I think these hats would be useful for merging the functions of both devices if you were planning to buy them anyways. You can already get the same functionality of this with combining a NVME base (ex. Pimoroni) with the Waveshare POE hat, but I didn't think the combo would fit in my little 1U pi rack, since the base adds some height (see attached photo album for checking our the sizes)

Costs seem similar to buying the hats separately, this combined hat was 3,980 yen with shipping for me, and the waveshare POE hat was about 3000 yen, plus 1500 yen for a NVME base (costs might be more or less depending on where you're shipping it to, I'm in Japan).

It supports disks of 2230 or 2242 size only. In the case of 2230, there's no standoff included for the hole, and you need to supply your own. I used a small bolt (M3 I think) to fix my 2230 disk in place. This hat does block the CSI/ DSI port, but there's a B version that has holes in the PCB so you can use these plugs, but it's taller then the A version I bought.

There's also a USB-C port on the board, I initially though this could be used for mounting the drive on another machine, but it doesn't seem to work for that. It's just there to supply power to other accessories (5V 3A according to spec-sheet)

I only installed it earlier today, but as a first review it works great. I have my Pi setup with two USB devices (zigbee stick and connection to a UPS) and power is working fine.

The tricky part for me was moving/ installing an OS on the NVME drive, as I don't have a NVME to USB reader to access the NVME disk from the normal raspberry Pi Imager tool I use on my laptop. To anyone in the same position these steps will work with any NVME hat for the Pi 5 to install:

  • Create a generic Rasperry PI OS image on any microsd card, then boot that up from the on your Pi 5 with NVME hat installed.
  • Use this environment to update the EEPROM, which depending on your version might be necessary for the NVME hat to work.
sudo rpi-eeprom-update
sudo raspi-config
  • You can then use the built-in raspberry pi disk imager tool to install whatever you want with the NVME as a target, or if you have an existing Pi 5 image you want to copy over you can do so with dd to clone it (In my case this was a Home Assistant image), as long as you can plug in your existing microSD card with a USB reader to the Pi5 so it can access both disks. (Check the names of your disks with lsblk)
sudo dd if=/dev/sda of=/dev/nvme0n1 status=progress
  • Once this is done, shutdown the pi and pull the microSD card (and USB microSD adapter if you were using one).

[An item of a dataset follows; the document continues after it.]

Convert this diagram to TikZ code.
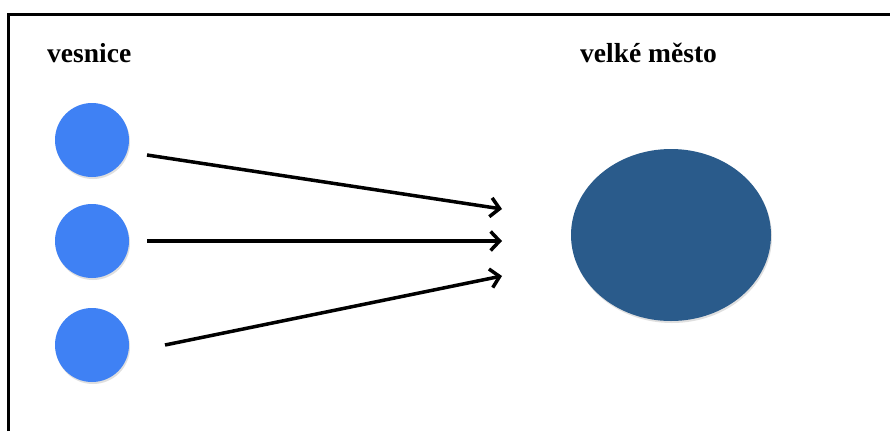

If everything worked you'll boot up into your NVME environment. You can also use the raspi-config tool to setup nvme boot as a priority over microSD boot, but I left mine as default in case I need to go back to another OS quickly for any reason by just plugging in any old microSD installation.

Hope this info is useful to people here! If there's any questions about this guy let me know.